***** STORED DATA *****

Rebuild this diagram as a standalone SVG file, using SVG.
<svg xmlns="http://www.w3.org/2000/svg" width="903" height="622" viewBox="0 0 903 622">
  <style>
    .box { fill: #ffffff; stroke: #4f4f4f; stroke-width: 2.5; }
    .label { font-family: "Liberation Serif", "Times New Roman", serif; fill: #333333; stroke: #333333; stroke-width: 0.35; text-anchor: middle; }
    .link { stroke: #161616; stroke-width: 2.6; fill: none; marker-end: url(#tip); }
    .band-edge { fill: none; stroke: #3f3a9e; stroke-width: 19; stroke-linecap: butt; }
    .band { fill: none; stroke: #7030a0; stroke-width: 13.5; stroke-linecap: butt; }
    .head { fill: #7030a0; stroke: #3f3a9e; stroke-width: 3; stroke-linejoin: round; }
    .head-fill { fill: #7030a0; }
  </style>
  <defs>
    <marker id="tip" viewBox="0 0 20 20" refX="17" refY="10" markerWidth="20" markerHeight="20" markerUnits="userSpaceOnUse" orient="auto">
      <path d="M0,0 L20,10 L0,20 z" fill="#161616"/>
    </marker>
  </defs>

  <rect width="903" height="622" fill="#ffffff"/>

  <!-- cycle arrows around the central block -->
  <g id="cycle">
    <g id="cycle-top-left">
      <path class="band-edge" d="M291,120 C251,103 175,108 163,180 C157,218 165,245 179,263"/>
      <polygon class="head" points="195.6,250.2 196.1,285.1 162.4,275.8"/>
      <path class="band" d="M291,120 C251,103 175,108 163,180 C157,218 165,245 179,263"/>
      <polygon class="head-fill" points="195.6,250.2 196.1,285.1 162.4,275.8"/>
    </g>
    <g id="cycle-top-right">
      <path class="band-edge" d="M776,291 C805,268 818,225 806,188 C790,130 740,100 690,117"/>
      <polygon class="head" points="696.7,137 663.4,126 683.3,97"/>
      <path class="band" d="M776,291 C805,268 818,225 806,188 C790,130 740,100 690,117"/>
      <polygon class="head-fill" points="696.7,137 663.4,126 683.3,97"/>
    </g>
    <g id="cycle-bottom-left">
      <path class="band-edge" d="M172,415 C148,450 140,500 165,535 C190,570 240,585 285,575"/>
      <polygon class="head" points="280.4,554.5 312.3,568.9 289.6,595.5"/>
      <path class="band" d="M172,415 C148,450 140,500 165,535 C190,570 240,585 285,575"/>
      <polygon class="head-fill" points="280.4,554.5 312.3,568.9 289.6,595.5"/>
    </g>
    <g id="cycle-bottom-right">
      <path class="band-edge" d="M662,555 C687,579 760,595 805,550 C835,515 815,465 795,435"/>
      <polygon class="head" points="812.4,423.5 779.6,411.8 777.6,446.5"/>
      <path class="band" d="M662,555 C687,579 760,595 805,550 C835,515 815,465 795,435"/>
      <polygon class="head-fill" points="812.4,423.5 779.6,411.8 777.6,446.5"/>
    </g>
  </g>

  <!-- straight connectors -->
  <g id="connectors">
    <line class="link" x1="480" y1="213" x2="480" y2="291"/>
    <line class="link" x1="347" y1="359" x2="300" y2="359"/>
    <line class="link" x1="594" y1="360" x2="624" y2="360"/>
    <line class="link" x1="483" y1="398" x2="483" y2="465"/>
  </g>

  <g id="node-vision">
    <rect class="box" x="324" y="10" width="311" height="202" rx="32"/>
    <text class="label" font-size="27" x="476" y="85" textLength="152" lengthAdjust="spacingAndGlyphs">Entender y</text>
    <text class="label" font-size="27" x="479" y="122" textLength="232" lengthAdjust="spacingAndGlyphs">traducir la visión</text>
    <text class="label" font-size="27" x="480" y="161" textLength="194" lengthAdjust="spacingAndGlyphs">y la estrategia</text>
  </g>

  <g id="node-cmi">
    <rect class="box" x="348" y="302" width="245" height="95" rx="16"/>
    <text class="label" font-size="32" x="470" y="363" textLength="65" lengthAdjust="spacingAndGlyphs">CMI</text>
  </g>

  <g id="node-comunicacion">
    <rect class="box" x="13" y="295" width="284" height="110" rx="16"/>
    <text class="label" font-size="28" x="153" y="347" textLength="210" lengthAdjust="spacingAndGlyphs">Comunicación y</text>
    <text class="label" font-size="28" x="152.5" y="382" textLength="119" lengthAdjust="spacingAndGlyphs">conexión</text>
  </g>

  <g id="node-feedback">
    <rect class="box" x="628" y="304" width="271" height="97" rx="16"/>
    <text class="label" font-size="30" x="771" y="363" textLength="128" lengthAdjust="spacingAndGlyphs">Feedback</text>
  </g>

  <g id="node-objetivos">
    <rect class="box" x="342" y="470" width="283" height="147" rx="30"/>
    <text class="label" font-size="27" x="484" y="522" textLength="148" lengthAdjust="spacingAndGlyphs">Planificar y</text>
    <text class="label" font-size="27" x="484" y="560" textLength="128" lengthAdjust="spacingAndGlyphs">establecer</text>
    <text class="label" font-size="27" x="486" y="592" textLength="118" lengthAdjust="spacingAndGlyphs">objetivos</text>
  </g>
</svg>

*****

§ **STATED TASK**
Give an exact copy of all the data shown above.

§ **FINISHED ANSWER**
Rebuild this diagram as a standalone SVG file, using SVG.
<svg xmlns="http://www.w3.org/2000/svg" width="903" height="622" viewBox="0 0 903 622">
  <style>
    .box { fill: #ffffff; stroke: #4f4f4f; stroke-width: 2.5; }
    .label { font-family: "Liberation Serif", "Times New Roman", serif; fill: #333333; stroke: #333333; stroke-width: 0.35; text-anchor: middle; }
    .link { stroke: #161616; stroke-width: 2.6; fill: none; marker-end: url(#tip); }
    .band-edge { fill: none; stroke: #3f3a9e; stroke-width: 19; stroke-linecap: butt; }
    .band { fill: none; stroke: #7030a0; stroke-width: 13.5; stroke-linecap: butt; }
    .head { fill: #7030a0; stroke: #3f3a9e; stroke-width: 3; stroke-linejoin: round; }
    .head-fill { fill: #7030a0; }
  </style>
  <defs>
    <marker id="tip" viewBox="0 0 20 20" refX="17" refY="10" markerWidth="20" markerHeight="20" markerUnits="userSpaceOnUse" orient="auto">
      <path d="M0,0 L20,10 L0,20 z" fill="#161616"/>
    </marker>
  </defs>

  <rect width="903" height="622" fill="#ffffff"/>

  <!-- cycle arrows around the central block -->
  <g id="cycle">
    <g id="cycle-top-left">
      <path class="band-edge" d="M291,120 C251,103 175,108 163,180 C157,218 165,245 179,263"/>
      <polygon class="head" points="195.6,250.2 196.1,285.1 162.4,275.8"/>
      <path class="band" d="M291,120 C251,103 175,108 163,180 C157,218 165,245 179,263"/>
      <polygon class="head-fill" points="195.6,250.2 196.1,285.1 162.4,275.8"/>
    </g>
    <g id="cycle-top-right">
      <path class="band-edge" d="M776,291 C805,268 818,225 806,188 C790,130 740,100 690,117"/>
      <polygon class="head" points="696.7,137 663.4,126 683.3,97"/>
      <path class="band" d="M776,291 C805,268 818,225 806,188 C790,130 740,100 690,117"/>
      <polygon class="head-fill" points="696.7,137 663.4,126 683.3,97"/>
    </g>
    <g id="cycle-bottom-left">
      <path class="band-edge" d="M172,415 C148,450 140,500 165,535 C190,570 240,585 285,575"/>
      <polygon class="head" points="280.4,554.5 312.3,568.9 289.6,595.5"/>
      <path class="band" d="M172,415 C148,450 140,500 165,535 C190,570 240,585 285,575"/>
      <polygon class="head-fill" points="280.4,554.5 312.3,568.9 289.6,595.5"/>
    </g>
    <g id="cycle-bottom-right">
      <path class="band-edge" d="M662,555 C687,579 760,595 805,550 C835,515 815,465 795,435"/>
      <polygon class="head" points="812.4,423.5 779.6,411.8 777.6,446.5"/>
      <path class="band" d="M662,555 C687,579 760,595 805,550 C835,515 815,465 795,435"/>
      <polygon class="head-fill" points="812.4,423.5 779.6,411.8 777.6,446.5"/>
    </g>
  </g>

  <!-- straight connectors -->
  <g id="connectors">
    <line class="link" x1="480" y1="213" x2="480" y2="291"/>
    <line class="link" x1="347" y1="359" x2="300" y2="359"/>
    <line class="link" x1="594" y1="360" x2="624" y2="360"/>
    <line class="link" x1="483" y1="398" x2="483" y2="465"/>
  </g>

  <g id="node-vision">
    <rect class="box" x="324" y="10" width="311" height="202" rx="32"/>
    <text class="label" font-size="27" x="476" y="85" textLength="152" lengthAdjust="spacingAndGlyphs">Entender y</text>
    <text class="label" font-size="27" x="479" y="122" textLength="232" lengthAdjust="spacingAndGlyphs">traducir la visión</text>
    <text class="label" font-size="27" x="480" y="161" textLength="194" lengthAdjust="spacingAndGlyphs">y la estrategia</text>
  </g>

  <g id="node-cmi">
    <rect class="box" x="348" y="302" width="245" height="95" rx="16"/>
    <text class="label" font-size="32" x="470" y="363" textLength="65" lengthAdjust="spacingAndGlyphs">CMI</text>
  </g>

  <g id="node-comunicacion">
    <rect class="box" x="13" y="295" width="284" height="110" rx="16"/>
    <text class="label" font-size="28" x="153" y="347" textLength="210" lengthAdjust="spacingAndGlyphs">Comunicación y</text>
    <text class="label" font-size="28" x="152.5" y="382" textLength="119" lengthAdjust="spacingAndGlyphs">conexión</text>
  </g>

  <g id="node-feedback">
    <rect class="box" x="628" y="304" width="271" height="97" rx="16"/>
    <text class="label" font-size="30" x="771" y="363" textLength="128" lengthAdjust="spacingAndGlyphs">Feedback</text>
  </g>

  <g id="node-objetivos">
    <rect class="box" x="342" y="470" width="283" height="147" rx="30"/>
    <text class="label" font-size="27" x="484" y="522" textLength="148" lengthAdjust="spacingAndGlyphs">Planificar y</text>
    <text class="label" font-size="27" x="484" y="560" textLength="128" lengthAdjust="spacingAndGlyphs">establecer</text>
    <text class="label" font-size="27" x="486" y="592" textLength="118" lengthAdjust="spacingAndGlyphs">objetivos</text>
  </g>
</svg>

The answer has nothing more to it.